→ **Supplied data**
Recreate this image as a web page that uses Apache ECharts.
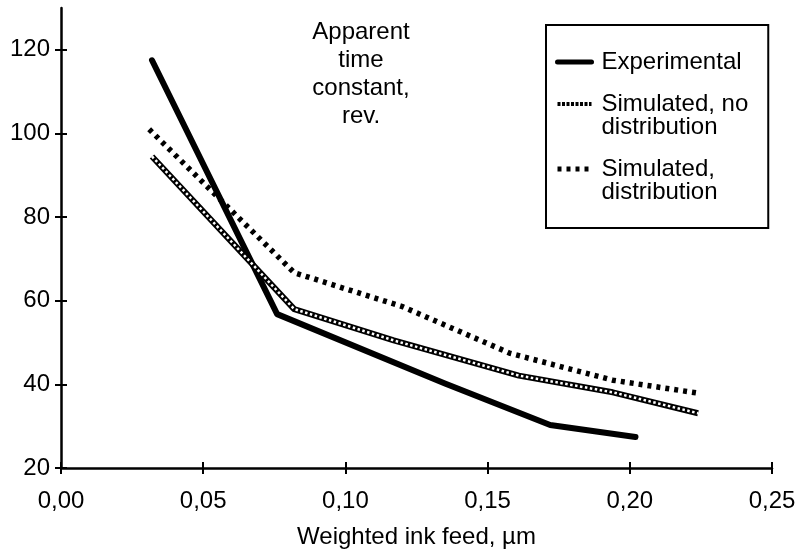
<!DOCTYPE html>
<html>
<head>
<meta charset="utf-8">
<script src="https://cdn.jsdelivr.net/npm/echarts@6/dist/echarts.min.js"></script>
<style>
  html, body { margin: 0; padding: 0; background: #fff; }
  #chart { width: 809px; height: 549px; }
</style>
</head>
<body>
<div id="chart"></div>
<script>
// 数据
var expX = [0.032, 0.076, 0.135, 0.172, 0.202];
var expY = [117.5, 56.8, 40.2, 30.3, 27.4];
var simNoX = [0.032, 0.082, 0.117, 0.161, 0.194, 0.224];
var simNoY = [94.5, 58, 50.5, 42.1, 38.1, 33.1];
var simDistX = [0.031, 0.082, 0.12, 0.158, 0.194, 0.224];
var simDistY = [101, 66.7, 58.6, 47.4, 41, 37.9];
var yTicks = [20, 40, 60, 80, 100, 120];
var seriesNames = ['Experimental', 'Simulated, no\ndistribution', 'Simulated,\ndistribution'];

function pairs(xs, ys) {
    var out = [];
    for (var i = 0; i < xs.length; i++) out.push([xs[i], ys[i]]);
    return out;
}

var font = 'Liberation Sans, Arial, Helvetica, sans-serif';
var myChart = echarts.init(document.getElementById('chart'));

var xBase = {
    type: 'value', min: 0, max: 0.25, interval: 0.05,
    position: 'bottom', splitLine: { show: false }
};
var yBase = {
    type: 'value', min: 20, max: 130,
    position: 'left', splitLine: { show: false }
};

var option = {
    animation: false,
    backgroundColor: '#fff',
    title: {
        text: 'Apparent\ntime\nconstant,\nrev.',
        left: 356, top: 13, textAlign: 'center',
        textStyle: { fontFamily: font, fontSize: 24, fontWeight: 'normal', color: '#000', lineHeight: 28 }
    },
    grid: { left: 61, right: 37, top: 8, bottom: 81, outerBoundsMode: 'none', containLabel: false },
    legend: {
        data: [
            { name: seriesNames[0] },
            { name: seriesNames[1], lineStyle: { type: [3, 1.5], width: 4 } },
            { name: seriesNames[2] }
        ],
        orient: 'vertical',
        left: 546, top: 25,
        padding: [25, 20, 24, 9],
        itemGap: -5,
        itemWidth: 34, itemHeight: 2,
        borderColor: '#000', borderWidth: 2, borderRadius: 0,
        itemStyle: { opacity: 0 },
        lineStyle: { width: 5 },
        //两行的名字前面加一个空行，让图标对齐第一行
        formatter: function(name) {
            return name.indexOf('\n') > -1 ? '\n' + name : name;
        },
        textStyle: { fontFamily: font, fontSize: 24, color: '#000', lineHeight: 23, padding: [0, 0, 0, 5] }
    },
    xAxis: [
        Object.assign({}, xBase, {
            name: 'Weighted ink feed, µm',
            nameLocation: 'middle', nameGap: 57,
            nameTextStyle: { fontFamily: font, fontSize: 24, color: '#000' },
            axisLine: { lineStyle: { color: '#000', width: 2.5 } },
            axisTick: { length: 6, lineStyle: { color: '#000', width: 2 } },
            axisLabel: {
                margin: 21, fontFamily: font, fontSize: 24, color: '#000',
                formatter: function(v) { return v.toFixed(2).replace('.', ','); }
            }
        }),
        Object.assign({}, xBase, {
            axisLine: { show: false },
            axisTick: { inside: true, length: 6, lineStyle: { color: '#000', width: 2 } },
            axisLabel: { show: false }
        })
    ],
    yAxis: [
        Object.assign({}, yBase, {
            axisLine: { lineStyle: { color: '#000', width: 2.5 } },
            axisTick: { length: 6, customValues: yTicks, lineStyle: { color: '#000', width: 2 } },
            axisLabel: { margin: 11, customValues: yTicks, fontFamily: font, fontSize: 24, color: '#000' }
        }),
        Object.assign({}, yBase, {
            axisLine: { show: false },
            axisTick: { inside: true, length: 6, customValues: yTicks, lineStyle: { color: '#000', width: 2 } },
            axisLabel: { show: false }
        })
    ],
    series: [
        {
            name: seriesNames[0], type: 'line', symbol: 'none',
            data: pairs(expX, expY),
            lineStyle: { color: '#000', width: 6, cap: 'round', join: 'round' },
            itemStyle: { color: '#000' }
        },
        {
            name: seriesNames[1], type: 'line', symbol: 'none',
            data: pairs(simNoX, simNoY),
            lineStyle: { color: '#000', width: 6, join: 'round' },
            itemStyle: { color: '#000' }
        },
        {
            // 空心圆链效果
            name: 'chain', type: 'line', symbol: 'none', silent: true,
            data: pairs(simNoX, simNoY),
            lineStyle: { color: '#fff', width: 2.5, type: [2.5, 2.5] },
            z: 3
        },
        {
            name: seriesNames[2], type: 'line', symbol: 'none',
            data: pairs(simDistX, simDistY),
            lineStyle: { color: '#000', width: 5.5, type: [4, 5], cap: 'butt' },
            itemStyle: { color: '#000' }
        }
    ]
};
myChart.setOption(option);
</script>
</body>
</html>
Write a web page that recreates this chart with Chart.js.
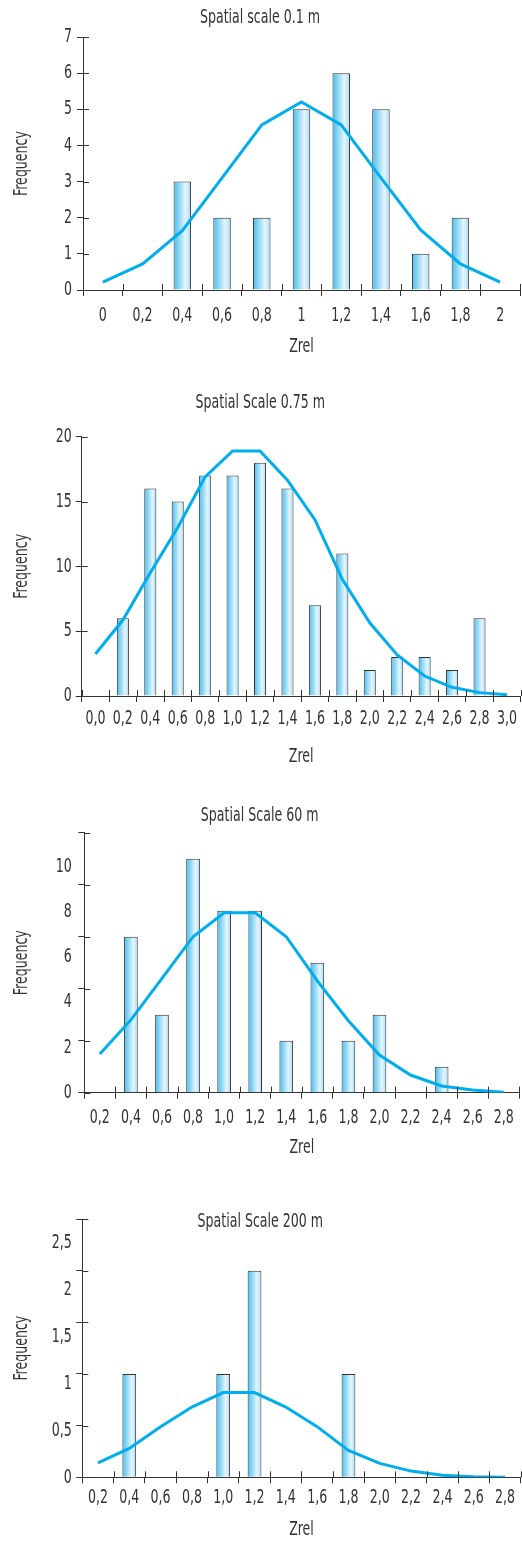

→ **Your task**
Each entry shown above must be quoted exactly, with its pictures left out.

→ **Reply to the task**
Recreate this image as a web page that uses Apache ECharts.
<!DOCTYPE html>
<html>
<head>
<meta charset="utf-8">
<script src="https://cdn.jsdelivr.net/npm/echarts@6/dist/echarts.min.js"></script>
<style>
  html, body { margin: 0; padding: 0; background: #fff; }
  #chart { width: 809px; height: 549px; }
</style>
</head>
<body>
<div id="chart"></div>
<script>
// 数据
var expX = [0.032, 0.076, 0.135, 0.172, 0.202];
var expY = [117.5, 56.8, 40.2, 30.3, 27.4];
var simNoX = [0.032, 0.082, 0.117, 0.161, 0.194, 0.224];
var simNoY = [94.5, 58, 50.5, 42.1, 38.1, 33.1];
var simDistX = [0.031, 0.082, 0.12, 0.158, 0.194, 0.224];
var simDistY = [101, 66.7, 58.6, 47.4, 41, 37.9];
var yTicks = [20, 40, 60, 80, 100, 120];
var seriesNames = ['Experimental', 'Simulated, no\ndistribution', 'Simulated,\ndistribution'];

function pairs(xs, ys) {
    var out = [];
    for (var i = 0; i < xs.length; i++) out.push([xs[i], ys[i]]);
    return out;
}

var font = 'Liberation Sans, Arial, Helvetica, sans-serif';
var myChart = echarts.init(document.getElementById('chart'));

var xBase = {
    type: 'value', min: 0, max: 0.25, interval: 0.05,
    position: 'bottom', splitLine: { show: false }
};
var yBase = {
    type: 'value', min: 20, max: 130,
    position: 'left', splitLine: { show: false }
};

var option = {
    animation: false,
    backgroundColor: '#fff',
    title: {
        text: 'Apparent\ntime\nconstant,\nrev.',
        left: 356, top: 13, textAlign: 'center',
        textStyle: { fontFamily: font, fontSize: 24, fontWeight: 'normal', color: '#000', lineHeight: 28 }
    },
    grid: { left: 61, right: 37, top: 8, bottom: 81, outerBoundsMode: 'none', containLabel: false },
    legend: {
        data: [
            { name: seriesNames[0] },
            { name: seriesNames[1], lineStyle: { type: [3, 1.5], width: 4 } },
            { name: seriesNames[2] }
        ],
        orient: 'vertical',
        left: 546, top: 25,
        padding: [25, 20, 24, 9],
        itemGap: -5,
        itemWidth: 34, itemHeight: 2,
        borderColor: '#000', borderWidth: 2, borderRadius: 0,
        itemStyle: { opacity: 0 },
        lineStyle: { width: 5 },
        //两行的名字前面加一个空行，让图标对齐第一行
        formatter: function(name) {
            return name.indexOf('\n') > -1 ? '\n' + name : name;
        },
        textStyle: { fontFamily: font, fontSize: 24, color: '#000', lineHeight: 23, padding: [0, 0, 0, 5] }
    },
    xAxis: [
        Object.assign({}, xBase, {
            name: 'Weighted ink feed, µm',
            nameLocation: 'middle', nameGap: 57,
            nameTextStyle: { fontFamily: font, fontSize: 24, color: '#000' },
            axisLine: { lineStyle: { color: '#000', width: 2.5 } },
            axisTick: { length: 6, lineStyle: { color: '#000', width: 2 } },
            axisLabel: {
                margin: 21, fontFamily: font, fontSize: 24, color: '#000',
                formatter: function(v) { return v.toFixed(2).replace('.', ','); }
            }
        }),
        Object.assign({}, xBase, {
            axisLine: { show: false },
            axisTick: { inside: true, length: 6, lineStyle: { color: '#000', width: 2 } },
            axisLabel: { show: false }
        })
    ],
    yAxis: [
        Object.assign({}, yBase, {
            axisLine: { lineStyle: { color: '#000', width: 2.5 } },
            axisTick: { length: 6, customValues: yTicks, lineStyle: { color: '#000', width: 2 } },
            axisLabel: { margin: 11, customValues: yTicks, fontFamily: font, fontSize: 24, color: '#000' }
        }),
        Object.assign({}, yBase, {
            axisLine: { show: false },
            axisTick: { inside: true, length: 6, customValues: yTicks, lineStyle: { color: '#000', width: 2 } },
            axisLabel: { show: false }
        })
    ],
    series: [
        {
            name: seriesNames[0], type: 'line', symbol: 'none',
            data: pairs(expX, expY),
            lineStyle: { color: '#000', width: 6, cap: 'round', join: 'round' },
            itemStyle: { color: '#000' }
        },
        {
            name: seriesNames[1], type: 'line', symbol: 'none',
            data: pairs(simNoX, simNoY),
            lineStyle: { color: '#000', width: 6, join: 'round' },
            itemStyle: { color: '#000' }
        },
        {
            // 空心圆链效果
            name: 'chain', type: 'line', symbol: 'none', silent: true,
            data: pairs(simNoX, simNoY),
            lineStyle: { color: '#fff', width: 2.5, type: [2.5, 2.5] },
            z: 3
        },
        {
            name: seriesNames[2], type: 'line', symbol: 'none',
            data: pairs(simDistX, simDistY),
            lineStyle: { color: '#000', width: 5.5, type: [4, 5], cap: 'butt' },
            itemStyle: { color: '#000' }
        }
    ]
};
myChart.setOption(option);
</script>
</body>
</html>
Write a web page that recreates this chart with Chart.js.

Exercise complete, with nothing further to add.